- AIM
Go through the entries below, tally each line with the string "that", and give the final number by itself.
== EXCERPTED RECORDS
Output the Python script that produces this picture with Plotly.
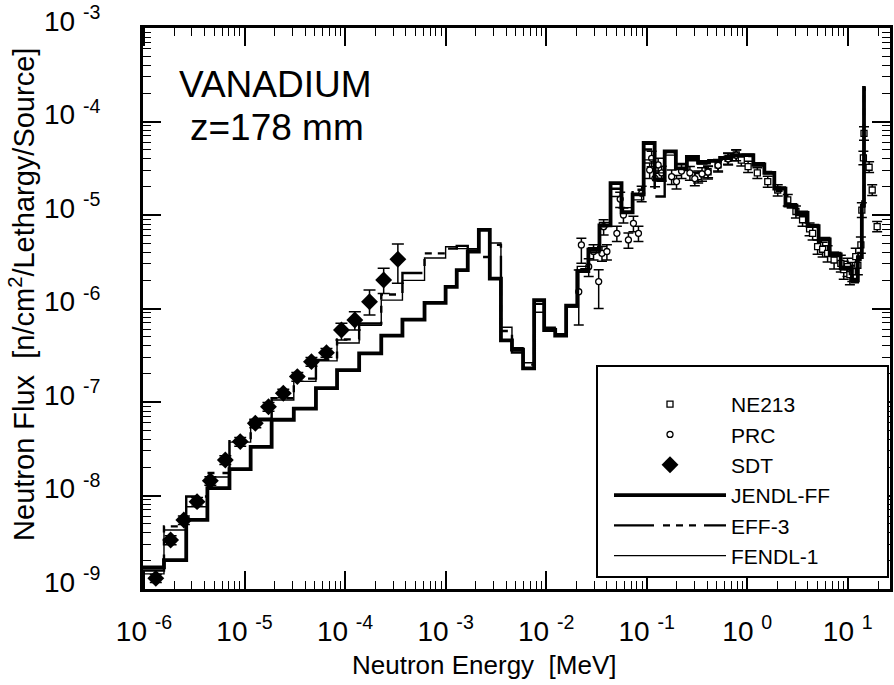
====
== EXCERPTED RECORDS
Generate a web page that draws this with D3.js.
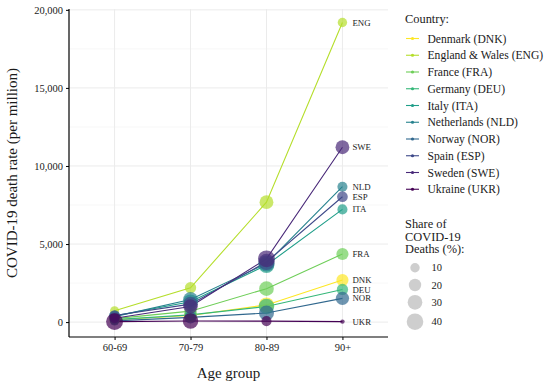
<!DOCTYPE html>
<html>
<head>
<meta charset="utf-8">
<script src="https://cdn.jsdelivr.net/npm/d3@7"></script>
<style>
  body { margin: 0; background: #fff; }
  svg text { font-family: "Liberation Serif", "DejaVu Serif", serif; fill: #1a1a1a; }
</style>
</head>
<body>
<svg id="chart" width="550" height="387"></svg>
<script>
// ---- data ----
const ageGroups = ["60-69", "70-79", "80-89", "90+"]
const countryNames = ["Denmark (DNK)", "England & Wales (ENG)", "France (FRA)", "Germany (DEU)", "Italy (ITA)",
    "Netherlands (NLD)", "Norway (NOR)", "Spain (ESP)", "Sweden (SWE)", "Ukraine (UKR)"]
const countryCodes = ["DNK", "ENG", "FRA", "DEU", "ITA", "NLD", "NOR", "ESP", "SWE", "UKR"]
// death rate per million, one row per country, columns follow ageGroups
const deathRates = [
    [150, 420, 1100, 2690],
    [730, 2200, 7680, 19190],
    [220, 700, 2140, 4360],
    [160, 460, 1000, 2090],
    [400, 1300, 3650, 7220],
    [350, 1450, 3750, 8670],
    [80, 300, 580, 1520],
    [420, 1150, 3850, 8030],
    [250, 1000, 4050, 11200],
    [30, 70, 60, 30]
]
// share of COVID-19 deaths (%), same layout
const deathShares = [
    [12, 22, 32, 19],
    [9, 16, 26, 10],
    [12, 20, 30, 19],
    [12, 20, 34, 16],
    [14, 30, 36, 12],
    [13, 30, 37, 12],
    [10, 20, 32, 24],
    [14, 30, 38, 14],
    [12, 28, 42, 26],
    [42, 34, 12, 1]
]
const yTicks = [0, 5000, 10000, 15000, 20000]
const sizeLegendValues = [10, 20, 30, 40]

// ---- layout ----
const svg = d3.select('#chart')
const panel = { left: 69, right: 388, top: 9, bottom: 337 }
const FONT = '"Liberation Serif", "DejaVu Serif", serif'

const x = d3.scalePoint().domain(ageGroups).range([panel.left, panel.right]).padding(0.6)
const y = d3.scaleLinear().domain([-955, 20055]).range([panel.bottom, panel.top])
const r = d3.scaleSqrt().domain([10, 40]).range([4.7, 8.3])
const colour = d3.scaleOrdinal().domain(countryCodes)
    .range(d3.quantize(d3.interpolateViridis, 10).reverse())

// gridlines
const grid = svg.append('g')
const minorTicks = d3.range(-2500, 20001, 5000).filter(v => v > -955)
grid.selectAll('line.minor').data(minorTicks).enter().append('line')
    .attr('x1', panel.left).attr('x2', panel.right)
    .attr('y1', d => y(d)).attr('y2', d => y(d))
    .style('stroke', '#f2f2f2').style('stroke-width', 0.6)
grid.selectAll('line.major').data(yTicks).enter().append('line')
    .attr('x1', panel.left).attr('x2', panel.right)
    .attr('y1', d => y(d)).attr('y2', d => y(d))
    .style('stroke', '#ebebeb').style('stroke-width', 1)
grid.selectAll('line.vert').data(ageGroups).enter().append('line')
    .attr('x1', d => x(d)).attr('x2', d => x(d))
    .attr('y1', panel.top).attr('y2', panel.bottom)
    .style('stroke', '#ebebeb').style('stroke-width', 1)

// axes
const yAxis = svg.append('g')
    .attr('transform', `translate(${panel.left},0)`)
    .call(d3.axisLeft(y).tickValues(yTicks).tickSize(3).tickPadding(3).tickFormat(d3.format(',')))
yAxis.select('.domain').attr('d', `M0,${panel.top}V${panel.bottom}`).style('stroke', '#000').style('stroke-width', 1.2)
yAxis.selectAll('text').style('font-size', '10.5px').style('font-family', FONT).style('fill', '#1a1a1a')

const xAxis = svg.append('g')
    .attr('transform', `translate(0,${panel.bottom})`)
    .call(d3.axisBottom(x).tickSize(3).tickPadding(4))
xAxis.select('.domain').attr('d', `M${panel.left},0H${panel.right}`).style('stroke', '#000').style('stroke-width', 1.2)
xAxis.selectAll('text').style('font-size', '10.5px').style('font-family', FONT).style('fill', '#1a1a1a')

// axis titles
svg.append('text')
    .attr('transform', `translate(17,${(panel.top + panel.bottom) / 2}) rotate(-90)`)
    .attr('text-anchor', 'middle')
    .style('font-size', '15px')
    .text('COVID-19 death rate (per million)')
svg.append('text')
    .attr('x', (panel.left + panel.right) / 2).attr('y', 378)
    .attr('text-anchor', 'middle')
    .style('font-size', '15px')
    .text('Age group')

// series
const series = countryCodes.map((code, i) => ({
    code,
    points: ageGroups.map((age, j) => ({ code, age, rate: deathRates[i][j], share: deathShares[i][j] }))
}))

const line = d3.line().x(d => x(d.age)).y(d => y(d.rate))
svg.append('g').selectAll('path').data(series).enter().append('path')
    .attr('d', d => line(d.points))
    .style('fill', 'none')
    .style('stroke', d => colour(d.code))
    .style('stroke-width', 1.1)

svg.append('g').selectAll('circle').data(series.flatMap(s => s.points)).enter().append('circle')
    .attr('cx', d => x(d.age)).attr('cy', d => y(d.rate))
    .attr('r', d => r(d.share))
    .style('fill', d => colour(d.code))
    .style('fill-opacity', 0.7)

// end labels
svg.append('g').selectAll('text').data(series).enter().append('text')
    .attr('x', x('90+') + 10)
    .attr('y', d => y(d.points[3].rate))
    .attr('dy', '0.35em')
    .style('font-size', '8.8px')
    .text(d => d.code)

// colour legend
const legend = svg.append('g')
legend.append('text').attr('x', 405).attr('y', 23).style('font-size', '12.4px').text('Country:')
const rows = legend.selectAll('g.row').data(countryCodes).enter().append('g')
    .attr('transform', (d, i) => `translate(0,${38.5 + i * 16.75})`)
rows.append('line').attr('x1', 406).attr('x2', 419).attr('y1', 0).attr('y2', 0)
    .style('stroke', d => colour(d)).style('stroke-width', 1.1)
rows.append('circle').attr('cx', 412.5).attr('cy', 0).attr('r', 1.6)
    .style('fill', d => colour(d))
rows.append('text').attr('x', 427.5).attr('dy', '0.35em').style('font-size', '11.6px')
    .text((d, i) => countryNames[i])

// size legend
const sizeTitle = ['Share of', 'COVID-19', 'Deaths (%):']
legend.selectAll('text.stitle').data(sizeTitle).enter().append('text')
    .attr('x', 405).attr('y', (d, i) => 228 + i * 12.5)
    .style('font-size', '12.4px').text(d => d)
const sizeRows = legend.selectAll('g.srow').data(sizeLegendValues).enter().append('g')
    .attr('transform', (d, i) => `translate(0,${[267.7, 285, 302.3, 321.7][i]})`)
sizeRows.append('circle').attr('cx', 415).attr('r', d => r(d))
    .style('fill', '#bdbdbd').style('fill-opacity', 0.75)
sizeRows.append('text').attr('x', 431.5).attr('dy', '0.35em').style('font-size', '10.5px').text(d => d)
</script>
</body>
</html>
====
- CORRECT OUTPUT
2